Pinocchio

Director: Hamilton Luske & Ben Sharpsteen

1940

I have to say my Pinocchio is not up there with my favourite Disney films though I can see the appeal. I think my view has been marred somewhat by the very tongue in cheek version of Pinocchio in the Shrek films.

I think what makes Disney films in particular so popular, and continuously popular over long periods of time, is not just the wonderful music and breathtaking animation but also the fact that they contain important life lessons. As I said in a previous post Dumbo teaches us that anyone can overcome adversity if they try hard enough, Pinocchio offers similar advice – “Guided (but not always led by his insect ‘conscience’ Jiminy Cricket, Pinocchio must learn not just responsibility but also courage and love during his innocently roguish quest for life.” (Joshua Klein, 163, 1001 Movies You Must See Before You Die) With Pinocchio we learn about right and wrong and the consequences that go along with our actions.

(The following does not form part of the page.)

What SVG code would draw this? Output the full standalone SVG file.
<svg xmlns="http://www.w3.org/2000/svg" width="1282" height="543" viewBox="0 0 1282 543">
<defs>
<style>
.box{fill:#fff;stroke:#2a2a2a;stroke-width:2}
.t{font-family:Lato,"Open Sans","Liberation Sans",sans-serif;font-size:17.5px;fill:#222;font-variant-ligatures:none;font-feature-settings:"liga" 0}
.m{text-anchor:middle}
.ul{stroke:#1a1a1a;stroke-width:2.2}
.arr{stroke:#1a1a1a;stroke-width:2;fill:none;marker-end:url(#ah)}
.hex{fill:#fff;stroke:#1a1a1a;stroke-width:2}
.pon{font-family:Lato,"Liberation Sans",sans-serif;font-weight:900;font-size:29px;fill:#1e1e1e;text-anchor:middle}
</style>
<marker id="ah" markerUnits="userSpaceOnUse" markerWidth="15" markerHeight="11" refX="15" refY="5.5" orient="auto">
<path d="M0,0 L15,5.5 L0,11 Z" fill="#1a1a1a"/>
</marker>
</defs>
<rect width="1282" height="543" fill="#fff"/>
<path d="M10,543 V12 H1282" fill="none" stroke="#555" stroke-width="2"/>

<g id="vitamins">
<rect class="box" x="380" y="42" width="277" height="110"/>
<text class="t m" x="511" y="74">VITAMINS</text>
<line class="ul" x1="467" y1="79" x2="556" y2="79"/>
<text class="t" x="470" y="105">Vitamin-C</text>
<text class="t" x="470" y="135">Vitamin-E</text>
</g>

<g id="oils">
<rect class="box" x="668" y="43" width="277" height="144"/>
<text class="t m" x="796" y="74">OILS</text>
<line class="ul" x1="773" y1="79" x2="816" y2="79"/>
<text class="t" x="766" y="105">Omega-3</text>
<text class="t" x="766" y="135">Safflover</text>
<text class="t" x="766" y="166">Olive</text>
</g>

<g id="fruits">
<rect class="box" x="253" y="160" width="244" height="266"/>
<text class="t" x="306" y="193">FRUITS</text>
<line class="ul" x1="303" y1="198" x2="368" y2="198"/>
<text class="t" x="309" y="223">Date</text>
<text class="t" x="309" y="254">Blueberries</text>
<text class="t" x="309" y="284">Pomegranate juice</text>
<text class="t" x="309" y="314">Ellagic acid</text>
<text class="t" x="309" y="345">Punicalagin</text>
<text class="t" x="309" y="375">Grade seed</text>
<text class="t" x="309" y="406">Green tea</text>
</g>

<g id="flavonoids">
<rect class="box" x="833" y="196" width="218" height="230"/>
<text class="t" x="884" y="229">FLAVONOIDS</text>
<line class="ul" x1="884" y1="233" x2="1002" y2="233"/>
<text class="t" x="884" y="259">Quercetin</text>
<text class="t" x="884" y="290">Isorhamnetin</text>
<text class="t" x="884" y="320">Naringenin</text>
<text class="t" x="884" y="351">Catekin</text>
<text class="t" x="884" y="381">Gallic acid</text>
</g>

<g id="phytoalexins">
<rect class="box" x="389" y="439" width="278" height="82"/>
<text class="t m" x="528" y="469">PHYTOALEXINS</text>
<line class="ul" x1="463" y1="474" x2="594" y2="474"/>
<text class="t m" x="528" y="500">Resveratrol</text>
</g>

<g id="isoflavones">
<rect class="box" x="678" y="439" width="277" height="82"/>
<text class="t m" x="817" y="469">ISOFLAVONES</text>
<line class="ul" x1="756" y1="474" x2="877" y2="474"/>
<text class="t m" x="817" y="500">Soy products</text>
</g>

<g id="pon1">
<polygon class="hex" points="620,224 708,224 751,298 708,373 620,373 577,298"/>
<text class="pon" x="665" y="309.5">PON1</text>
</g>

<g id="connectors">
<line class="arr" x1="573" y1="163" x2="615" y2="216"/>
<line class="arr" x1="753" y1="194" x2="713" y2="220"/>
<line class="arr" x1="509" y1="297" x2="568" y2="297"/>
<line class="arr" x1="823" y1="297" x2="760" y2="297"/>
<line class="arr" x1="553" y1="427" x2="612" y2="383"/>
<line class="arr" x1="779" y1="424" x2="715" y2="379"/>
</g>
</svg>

The animation is outstanding – especially when you realize it is only Disney’s second feature film – and really showcases what can be achieved. The only limit is your imagination! I find the sequence with the clocks particularly clever and beautiful. I still to this day say “Star light, star bright, first star I see tonight, I wish I may, I wish I might have the wish I make tonight” … something I have carried with me throughout my childhood … every time I see the first star of the night.

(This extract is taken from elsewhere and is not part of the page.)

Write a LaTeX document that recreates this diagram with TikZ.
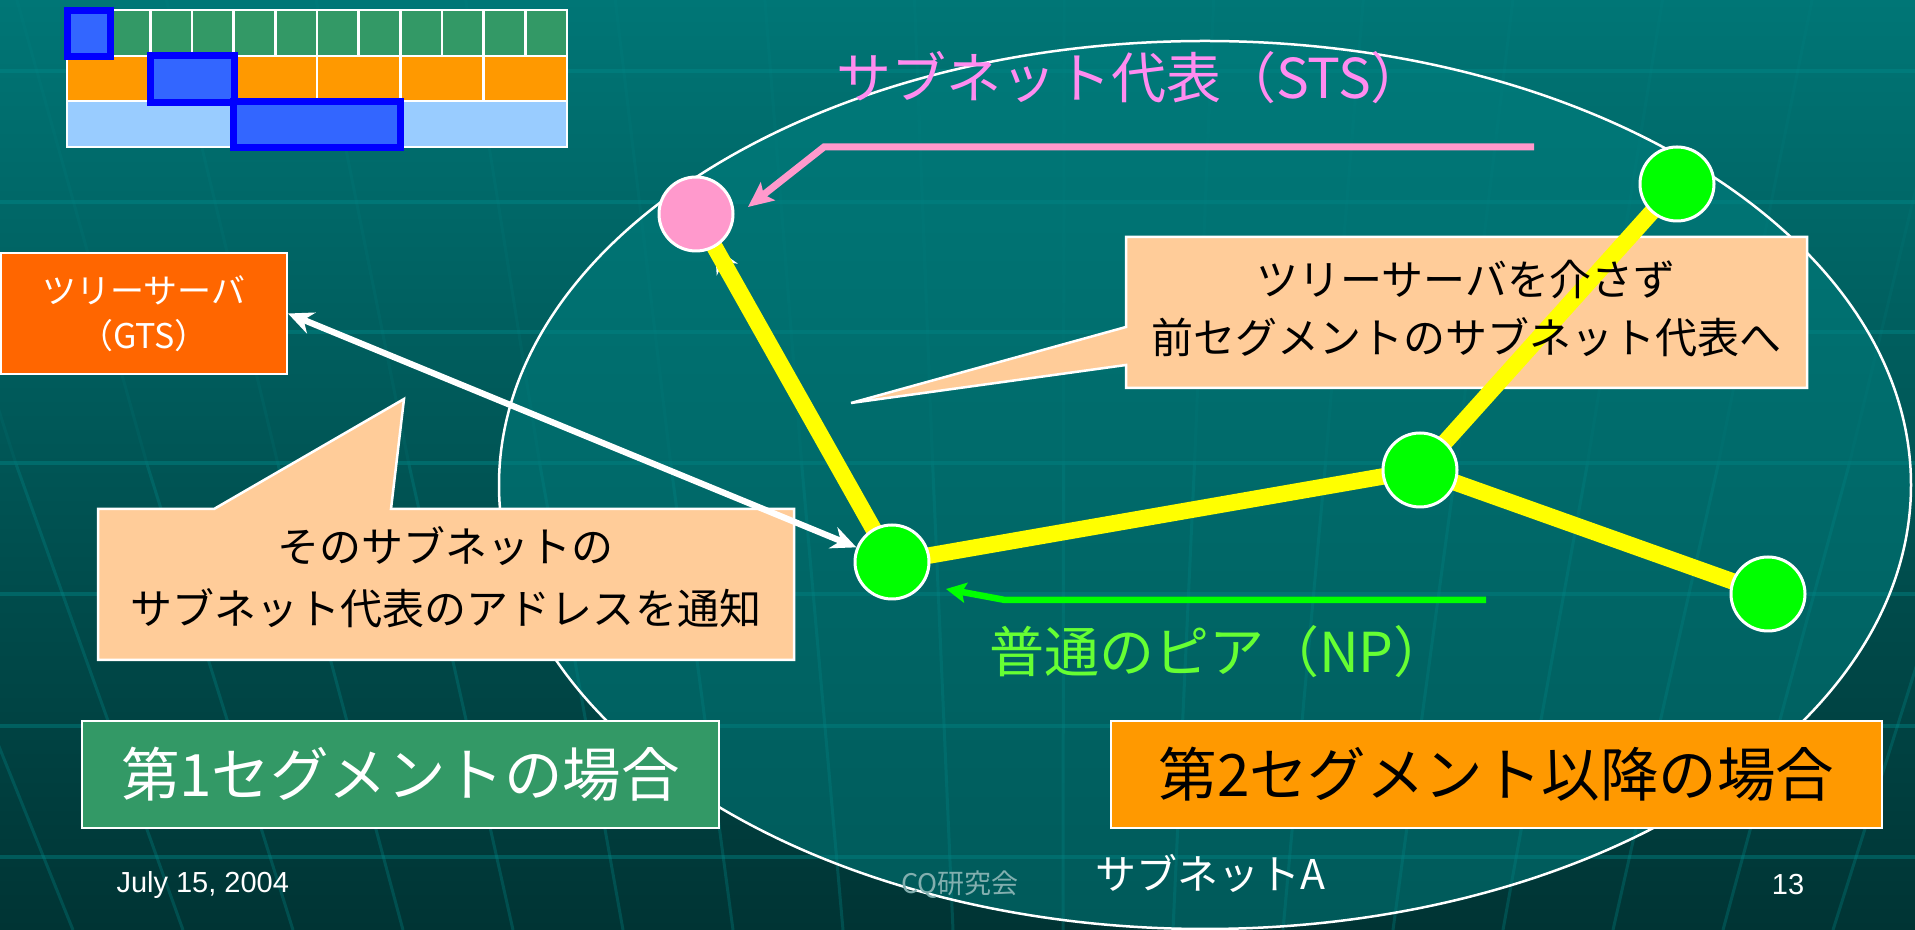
\documentclass[tikz,border=0pt]{standalone}
\usepackage{fontspec}
\setmainfont{Noto Sans CJK JP}
\newfontfamily\latf{Liberation Sans}
\usetikzlibrary{arrows.meta}
\definecolor{bgtop}{RGB}{0,118,118}
\definecolor{bgmid}{RGB}{0,96,96}
\definecolor{bgbot}{RGB}{0,52,52}
\definecolor{gridc}{RGB}{0,140,140}
\definecolor{ellc}{RGB}{0,128,128}
\definecolor{segg}{RGB}{51,153,102}
\definecolor{sego}{RGB}{255,153,0}
\definecolor{cellb}{RGB}{153,204,255}
\definecolor{selb}{RGB}{51,102,255}
\definecolor{selbd}{RGB}{0,0,255}
\definecolor{gtsc}{RGB}{255,102,0}
\definecolor{peach}{RGB}{255,204,153}
\definecolor{pinkn}{RGB}{255,153,204}
\definecolor{pinkt}{RGB}{255,140,240}
\definecolor{npt}{RGB}{102,255,51}
\definecolor{npg}{RGB}{0,255,0}
\definecolor{yel}{RGB}{255,255,0}
\definecolor{cqc}{RGB}{130,175,175}
\newcommand{\fsz}[2]{\fontsize{#1pt}{#2pt}\selectfont}
\pgfdeclarelayer{back}
\pgfdeclarelayer{edges}
\pgfsetlayers{back,edges,main}
\begin{document}
\begin{tikzpicture}[x=0.4pt,y=-0.4pt,
  bggrid/.style={draw=gridc,line width=1.4pt,draw opacity=0.4},
  bgvgrid/.style={draw=gridc,line width=1.2pt},
  cell/.style={draw=white,line width=1pt},
  selbox/.style={draw=selbd,fill=selb,line width=2.8pt},
  peer/.style={circle,fill=npg,draw=white,line width=1.2pt,minimum size=29.6pt,inner sep=0pt},
  stsn/.style={peer,fill=pinkn},
  yline/.style={draw=yel,line width=6.6pt},
  warrow/.style={draw=white,line width=2.5pt},
  callout/.style={fill=peach,draw=white,line width=1pt},
  segbox/.style={draw=white,line width=1pt,minimum height=42.8pt,inner sep=0pt,font=\fsz{23.4}{28}},
  calltext/.style={align=center,text=black,inner sep=0pt}
]
\useasboundingbox (0,0) rectangle (1915,930);
\begin{pgfonlayer}{back}
% background
\shade[top color=bgtop,middle color=bgmid,bottom color=bgbot] (0,0) rectangle (1915,930);
\foreach \yy in {71,202,332,463,594,726,857} \draw[bggrid] (0,\yy) -- (1915,\yy);
\foreach \k in {-10,...,16} {
  \pgfmathsetmacro\xb{513+110*\k}
  \pgfmathsetmacro\xt{1060+(\xb-1060)*1.36}
  \pgfmathsetmacro\xm{1060+(\xb-1060)*1.19}
  \draw[bgvgrid,draw opacity=0.12] (\xt,0) -- (\xm,465);
  \draw[bgvgrid,draw opacity=0.3] (\xm,465) -- (\xb,930);
}
% subnet ellipse
\draw[draw=white,line width=1pt,fill=ellc,fill opacity=0.5] (1205,485) ellipse [x radius=706,y radius=444];
% segment grid top-left
\foreach \i in {0,...,11} \draw[cell,fill=segg] ({67+\i*500/12},10) rectangle ({67+(\i+1)*500/12},56);
\foreach \i in {0,...,5} \draw[cell,fill=sego] ({67+\i*500/6},56) rectangle ({67+(\i+1)*500/6},101);
\foreach \i in {0,1,2} \draw[cell,fill=cellb] ({67+\i*500/3},101) rectangle ({67+(\i+1)*500/3},147);
\draw[selbox] (67.5,10.5) rectangle (110.5,56.5);
\draw[selbox] (150.5,55.5) rectangle (234.5,102.5);
\draw[selbox] (233.5,101.5) rectangle (400.5,147.5);
% callouts
\draw[callout] (1126,237) -- (1807,237) -- (1807,388) -- (1126,388) -- (1126,365) -- (851,403) -- (1126,327) -- cycle;
\draw[callout] (98,509) -- (214,509) -- (404,399) -- (391,509) -- (794,509) -- (794,660) -- (98,660) -- cycle;
\end{pgfonlayer}

\node[calltext,font=\fsz{16.8}{23.2}] (c1text) at (1466,309) {ツリーサーバを介さず\\前セグメントのサブネット代表へ};
\node[calltext,font=\fsz{16.8}{24.8}] (c2text) at (446,577) {そのサブネットの\\サブネット代表のアドレスを通知};

% tree server
\node[draw=white,line width=1pt,fill=gtsc,minimum width=114.2pt,minimum height=48.4pt,inner sep=0pt,
      align=center,text=white,font=\fsz{13.6}{18}] (gts) at (144,313.5) {ツリーサーバ\\（GTS）};

% peers
\node[stsn] (sts) at (696,214) {};
\node[peer] (np1) at (892,562) {};
\node[peer] (np2) at (1420,470) {};
\node[peer] (np3) at (1677,184) {};
\node[peer] (np4) at (1768,594) {};

\begin{pgfonlayer}{edges}
\draw[warrow,{Stealth[length=10pt,width=9pt]}-{Stealth[length=10pt,width=9pt]}] (gts.east) -- (np1);
\draw[warrow,-{Stealth[length=10pt,width=9.5pt]}] (np1) -- (sts);
\draw[yline] (sts.center) -- (np1.center);
\draw[yline] (np1.center) -- (np2.center);
\draw[yline] (np2.center) -- (np3.center);
\draw[yline] (np2.center) -- (np4.center);
\end{pgfonlayer}

% pink arrow and label
\coordinate (pstart) at (1534,147);
\coordinate (pbend) at (824,147);
\coordinate (ptip) at (748,207);
\draw[draw=pinkn,line width=2.8pt,-{Stealth[length=10pt,width=9pt,inset=2pt]}] (pstart) -- (pbend) -- (ptip);
\node[text=pinkt,font=\fsz{22}{26},inner sep=0pt] (stslabel) at (1131,78) {サブネット代表（STS）};

% green arrow and label
\coordinate (gstart) at (1486,600);
\coordinate (gbend) at (1005,600);
\coordinate (gtip) at (946,589);
\draw[draw=npg,line width=2.6pt,-{Stealth[length=8pt,width=8pt,inset=1.5pt]}] (gstart) -- (gbend) -- (gtip);
\node[text=npt,font=\fsz{22}{26},inner sep=0pt] (nplabel) at (1219,652) {普通のピア（NP）};

% segment cases
\node[segbox,fill=segg,text=white,minimum width=254.8pt] (seg1) at (400.5,774.5) {第1セグメントの場合};
\node[segbox,fill=sego,text=black,minimum width=308.4pt] (seg2) at (1496.5,774.5) {第2セグメント以降の場合};

% subnet name
\node[text=white,font=\fsz{16.4}{19},inner sep=0pt] (subnet) at (1210,873) {サブネットA};

% footer
\node[text=white,font=\latf\fsz{11.6}{14},anchor=west,inner sep=0pt] (date) at (116,885) {July 15, 2004};
\node[text=cqc,font=\fsz{10.8}{13},inner sep=0pt] (cq) at (960,885) {CQ研究会};
\node[text=white,font=\latf\fsz{11.6}{14},inner sep=0pt] (page) at (1788,885) {13};
\end{tikzpicture}
\end{document}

Geppetto is a wonderfully charming grandfatherly figure. The toy maker in Chitty Chitty Bang Bang (1968, Ken Hughes) reminds me of Geppetto – he’s the human version if you like. By drawing the Blue Fairy in a softer way the animators create an etherial, other-worldly quality about her – exactly what a fairy needs. Pleasure Island is just downright creepy and yet an excellent visualization of what certain lifestyles will do to you.

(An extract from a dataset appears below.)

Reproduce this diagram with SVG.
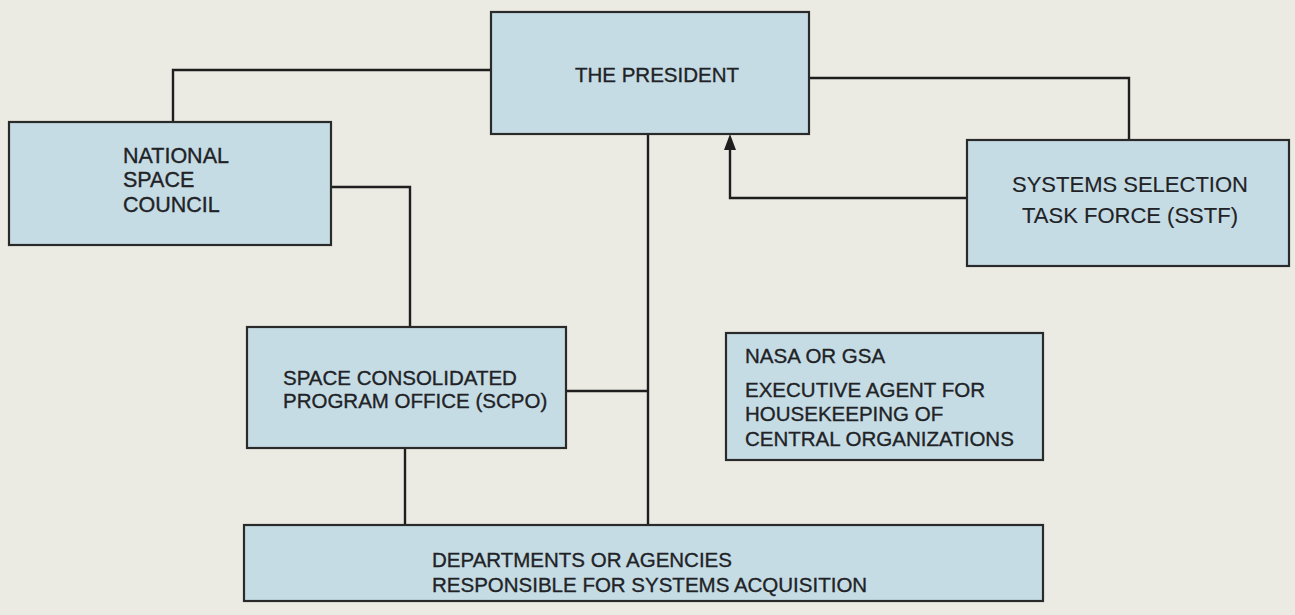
<svg xmlns="http://www.w3.org/2000/svg" width="1295" height="615" viewBox="0 0 1295 615">
<style>
.box{fill:#c6dce5;stroke:#2a2a2a;stroke-width:2.2}
.t{font-family:"Liberation Sans",Arial,sans-serif;font-size:20.5px;fill:#1f2326;stroke:#1f2326;stroke-width:0.35}
.c{fill:none;stroke:#1e1e1e;stroke-width:2.4}
</style>
<rect width="1295" height="615" fill="#ebebe4"/>
<g id="connectors">
<path class="c" d="M491,70 H173 V122"/>
<path class="c" d="M809,78 H1129 V140"/>
<path class="c" d="M967,198 H730 V148"/>
<path d="M724,150 L730,134 L736,150 Z" fill="#1e1e1e"/>
<path class="c" d="M648,134 V525"/>
<path class="c" d="M566,391 H648"/>
<path class="c" d="M331,187 H410 V327"/>
<path class="c" d="M405,448 V525"/>
</g>
<g id="president">
<rect class="box" x="491" y="12" width="318" height="122"/>
<text class="t" x="657" y="82" text-anchor="middle">THE PRESIDENT</text>
</g>
<g id="nsc">
<rect class="box" x="9" y="122" width="322" height="123"/>
<text class="t" x="123" y="163" style="font-size:21.5px">NATIONAL</text>
<text class="t" x="123" y="187" style="font-size:21.5px">SPACE</text>
<text class="t" x="123" y="212" style="font-size:21.5px">COUNCIL</text>
</g>
<g id="sstf">
<rect class="box" x="967" y="140" width="322" height="126"/>
<text class="t" x="1130" y="192" text-anchor="middle" style="font-size:22px;stroke-width:0.15">SYSTEMS SELECTION</text>
<text class="t" x="1130" y="223" text-anchor="middle" style="font-size:22px;stroke-width:0.15">TASK FORCE (SSTF)</text>
</g>
<g id="scpo">
<rect class="box" x="247" y="327" width="319" height="121"/>
<text class="t" x="283" y="385">SPACE CONSOLIDATED</text>
<text class="t" x="283" y="408">PROGRAM OFFICE (SCPO)</text>
</g>
<g id="nasa">
<rect class="box" x="726" y="333" width="317" height="127"/>
<text class="t" x="745" y="363">NASA OR GSA</text>
<text class="t" x="745" y="397">EXECUTIVE AGENT FOR</text>
<text class="t" x="745" y="421">HOUSEKEEPING OF</text>
<text class="t" x="745" y="446">CENTRAL ORGANIZATIONS</text>
</g>
<g id="departments">
<rect class="box" x="244" y="525" width="799" height="76"/>
<text class="t" x="432" y="567">DEPARTMENTS OR AGENCIES</text>
<text class="t" x="432" y="592">RESPONSIBLE FOR SYSTEMS ACQUISITION</text>
</g>
</svg>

Pinocchio (as well as all Disney films really) teaches us that it’s okay to dream and that even the biggest dreams can come true. However dreams won’t just be handed to us – there are conditions and we have to work for them but they are always ultimately worth it. Pinocchio may give into temptation but when it really comes down to it he shows real courage when he goes to the rescue of Geppetto without any thought to his own safety.

Certain elements of Pinocchio have actually transcended the film like a nose growing when you tell a lie. You know a film is a success when elements of it can survive on their own out of context.